##### Material provided #####

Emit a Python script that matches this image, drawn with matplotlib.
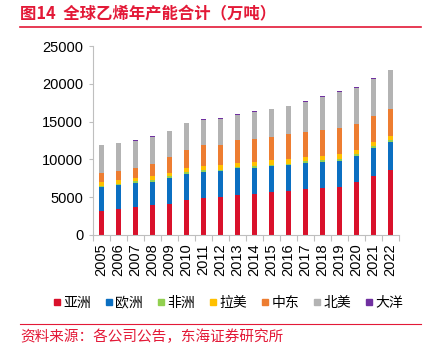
import numpy as np
import matplotlib.pyplot as plt
from matplotlib.lines import Line2D

plt.rcParams['font.family'] = ['Liberation Sans', 'Noto Sans CJK SC', 'DejaVu Sans']

years = [str(y) for y in range(2005, 2023)]
asia = [3215, 3440, 3748, 3925, 4057, 4675, 4852, 4985, 5292, 5470, 5645, 5820, 6128, 6260, 6390, 7012, 7766, 8640]
europe = [3175, 3130, 3175, 3131, 3528, 3435, 3523, 3482, 3528, 3435, 3485, 3441, 3442, 3440, 3440, 3478, 3784, 3704]
africa = [150, 150, 150, 160, 160, 170, 180, 180, 180, 180, 180, 180, 180, 180, 190, 190, 190, 200]
latam = [470, 557, 512, 591, 498, 625, 575, 614, 526, 573, 570, 571, 570, 570, 696, 565, 564, 594]
mideast = [1231, 1231, 1320, 1629, 2033, 2382, 2777, 2689, 2999, 3082, 3130, 3308, 3352, 3480, 3399, 3480, 3479, 3572]
namerica = [3614, 3655, 3570, 3569, 3474, 3481, 3343, 3440, 3395, 3575, 3610, 3740, 3965, 4370, 4845, 4765, 4897, 5070]
oceania = [50, 50, 50, 50, 50, 50, 50, 50, 50, 50, 50, 50, 50, 50, 50, 50, 50, 50]

series = [("亚洲", asia, "#D9112B"), ("欧洲", europe, "#0B6FC1"), ("非洲", africa, "#92D050"),
          ("拉美", latam, "#FFC000"), ("中东", mideast, "#ED7D31"), ("北美", namerica, "#B3B3B3"),
          ("大洋", oceania, "#7030A0")]

fig = plt.figure(figsize=(4.37, 3.46), dpi=100)
ax = fig.add_axes([0.213, 0.321, 0.700, 0.546])

x = np.arange(len(years))
bottom = np.zeros(len(years))
handles = []
for name, vals, color in series:
    ax.bar(x, vals, bottom=bottom, width=0.34, color=color, linewidth=0)
    bottom += np.array(vals)
    handles.append(Line2D([], [], marker='s', linestyle='none', markersize=5,
                          markerfacecolor=color, markeredgecolor=color, label=name))

ax.set_ylim(0, 25000)
ax.set_xlim(-0.5, len(years) - 0.5)
ax.set_yticks(range(0, 25001, 5000))
ax.set_xticks(x)
ax.set_xticklabels(years, rotation=90)
ax.set_xticks(np.arange(-0.5, len(years), 1), minor=True)
ax.tick_params(axis='x', which='major', length=0, labelsize=10.5, pad=6)
ax.tick_params(axis='x', which='minor', length=4, color='#BFBFBF', width=0.8)
ax.tick_params(axis='y', length=3, color='#BFBFBF', width=0.8, labelsize=10.5, pad=4)
for s in ['top', 'right']:
    ax.spines[s].set_visible(False)
for s in ['left', 'bottom']:
    ax.spines[s].set_color('#BFBFBF')
    ax.spines[s].set_linewidth(0.8)

fig.legend(handles=handles, loc='center', bbox_to_anchor=(0.52, 0.125), ncol=7,
           frameon=False, handletextpad=0.05, columnspacing=0.9,
           handlelength=0.8, prop={'family': ['Noto Sans CJK SC'], 'size': 10})

red = '#E31937'
fig.text(0.046, 0.958, "图14  全球乙烯年产能合计（万吨）", color=red, fontsize=11.8,
         fontweight='bold', va='center', ha='left', family=['Noto Sans CJK SC'])
fig.add_artist(Line2D([0.046, 0.964], [0.922, 0.922], color=red, linewidth=1.2))
fig.add_artist(Line2D([0.046, 0.964], [0.064, 0.064], color=red, linewidth=0.8))
fig.text(0.046, 0.026, "资料来源：各公司公告，东海证券研究所", color=red, fontsize=10.5,
         va='center', ha='left', family=['Noto Sans CJK SC'])

fig.savefig("out.png", dpi=100)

#####

Stated task: Write out nothing but the lines from the start of the data through the line with "plt.rcParams['font.family'] = ['Liberation". Leave out the pictures.

Task solution:
Emit a Python script that matches this image, drawn with matplotlib.
import numpy as np
import matplotlib.pyplot as plt
from matplotlib.lines import Line2D

plt.rcParams['font.family'] = ['Liberation Sans', 'Noto Sans CJK SC', 'DejaVu Sans']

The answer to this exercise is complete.